I don't see a post about the game, and based on my experience with it and the numbers, it may be because half of you are playing it right now. Game went to the top of Steam's sales list on Day 1, which is impressive, because that list is by volume of revenue, and it displaced CounterStrike 2, the Steam Deck, and Helldivers 2. So, an early access game on sale for $29.99 on the first day made more money than CS2 skins, Helldivers 2, or the Steam Deck. Top concurrent players was in the 160K range, and the game had 3 million wishlists on launch day.
The game is excellent. Imagine if Banished and one of the earlier Total War games had a child, and that child married the offspring of Age of Empires and Cities Skylines and had kids of their own. There's seasonality, you have to plan ahead when you produce food-- but you don't have to micromanage-- and traffic is taken into account, so the more traffic a road sees, the wider and deeper the ruts get. You can double up families in housing if you lay the plots out correctly, and cottage industry can produce food and export goods.
And the game was developed by one guy. He contracted out some work (the music is stellar, and the voicework is atmosphere building), but this is a 7 year passion project from one guy.
Owned the game a day, have played almost 10 hours. 11/10, quintuple A game from one turbo autist with a dream.
It looked impressive but unfortunately i refuse to dabble in early access
if the project comes out complete then i will play it, i wish the devs luck in their endevours
it was one of the only early access models i actually invested money in, mostly because i saw gradual updates and the progression reached its conclusion in about a year or so
hell warband alone i dumped like 1000+ hours into like 2 dozen different modules (particularly The Last Days of the third age, Sparta, Renassiance, Chronicles of Might and magic and so forth)

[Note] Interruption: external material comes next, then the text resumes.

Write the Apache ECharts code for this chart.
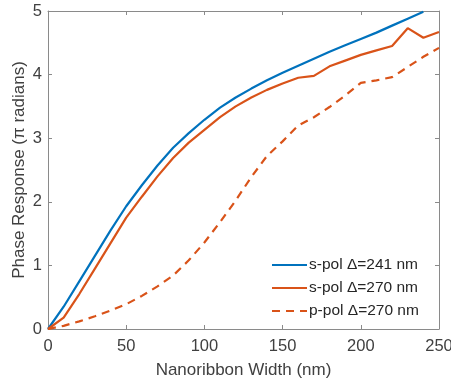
<!DOCTYPE html>
<html><head><meta charset="utf-8">
<script src="https://cdn.jsdelivr.net/npm/echarts@6/dist/echarts.min.js"></script>
<style>html,body{margin:0;padding:0;background:#fff}#c{width:451px;height:381px}</style>
</head><body><div id="c"></div>
<script>
const widths = [0,10,20,30,40,50,60,70,80,90,100,110,120,130,140,150,160,170,180,190,200,210,220,230,240,250];
const sPol241 = [0,0.35,0.75,1.15,1.55,1.93,2.26,2.57,2.85,3.08,3.29,3.48,3.64,3.78,3.91,4.03,4.14,4.25,4.36,4.46,4.56,4.66,4.77,4.88,4.99,null];
const sPol270 = [0,0.18,0.55,0.95,1.35,1.75,2.08,2.4,2.69,2.93,3.13,3.33,3.5,3.64,3.76,3.86,3.95,3.98,4.13,4.22,4.31,4.38,4.45,4.73,4.58,4.67];
const pPol270 = [0,0.05,0.12,0.2,0.29,0.39,0.52,0.67,0.84,1.08,1.36,1.68,2.02,2.39,2.72,2.95,3.2,3.33,3.49,3.67,3.87,3.91,3.96,4.12,4.28,4.42];
const seriesNames = ['s-pol \u0394=241 nm','s-pol \u0394=270 nm','p-pol \u0394=270 nm'];
const xTicks = [0,50,100,150,200,250];
const yTicks = [0,1,2,3,4,5];

const pairs = arr => widths.map((w,i)=> arr[i]==null ? null : [w,arr[i]]).filter(p=>p);
const blue = '#0072BD', orange = '#D95319';
const axisCol = '#8a8a8a', txt = '#404040';
const font = '"Liberation Sans", Arial, sans-serif';

const chart = echarts.init(document.getElementById('c'), null, {renderer:'canvas'});
const baseAxis = {
  type:'value', axisLine:{show:true,onZero:false,lineStyle:{color:axisCol,width:1}},
  axisTick:{show:true,inside:true,length:4,lineStyle:{color:axisCol}},
  splitLine:{show:false}
};
chart.setOption({
  animation:false,
  grid:{left:48,right:12,top:11,bottom:52,containLabel:false,outerBoundsMode:'none'},
  xAxis:[
    Object.assign({}, baseAxis, {min:0,max:250,interval:50,position:'bottom',
      axisLabel:{color:txt,fontSize:16.5,fontFamily:font,margin:9,showMaxLabel:true,formatter:v=>xTicks.includes(v)?String(v):''},
      name:'Nanoribbon Width (nm)',nameLocation:'middle',nameGap:33,nameMoveOverlap:false,
      nameTextStyle:{color:txt,fontSize:17,fontFamily:font}}),
    Object.assign({}, baseAxis, {min:0,max:250,interval:50,position:'top',axisLabel:{show:false}})
  ],
  yAxis:[
    Object.assign({}, baseAxis, {min:0,max:5,interval:1,position:'left',
      axisLabel:{color:txt,fontSize:16.5,fontFamily:font,margin:6,formatter:v=>yTicks.includes(v)?String(v):''},
      name:'Phase Response (\u03c0 radians)',nameLocation:'middle',nameGap:20,nameMoveOverlap:false,
      nameTextStyle:{color:txt,fontSize:17,fontFamily:font}}),
    Object.assign({}, baseAxis, {min:0,max:5,interval:1,position:'right',axisLabel:{show:false}})
  ],
  legend:{
    orient:'vertical',left:266,top:252,itemWidth:35,itemHeight:12,itemGap:7,
    itemStyle:{opacity:0},
    textStyle:{color:'#262626',fontSize:15.5,fontFamily:font,padding:[0,0,0,-3]},
    data:seriesNames
  },
  series:[
    {name:seriesNames[0],type:'line',data:pairs(sPol241),showSymbol:false,symbol:'none',
      lineStyle:{color:blue,width:2.2},itemStyle:{color:blue}},
    {name:seriesNames[1],type:'line',data:pairs(sPol270),showSymbol:false,symbol:'none',
      lineStyle:{color:orange,width:2.2},itemStyle:{color:orange}},
    {name:seriesNames[2],type:'line',data:pairs(pPol270),showSymbol:false,symbol:'none',
      lineStyle:{color:orange,width:2.2,type:[8,6]},itemStyle:{color:orange}}
  ]
});
</script></body></html>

they already do this but the discounts are not big enough (they're around 10-20%, it should be like 40-50% in my honest opinion)
I get it. I just see it as an investment in the kind of gaming ecosystem I want to see.
Haven't felt burned yet. The forest, m&b, rimworld, kerbal, subnautica. All yielded enough hours in not sour in the ones that didn't work out
Yeah those titles you mentioned bore fruit, but there have been many other projects there remained on perpetual early access (Hellish Quart is another fine example of a promising game selling well before its even finished, thus the devs lack the "encouragement" to actually finish the damn game)
i'd rather wait, and play a polished/finished product than be a "tester" to play early, regardless its just a matter of preference really
if i'm still unsure about it, again play-test it on the "one-eyed" sites and then decide if the game is "finished enough" for me to dip into the early access plan
because as you just said, its an investment.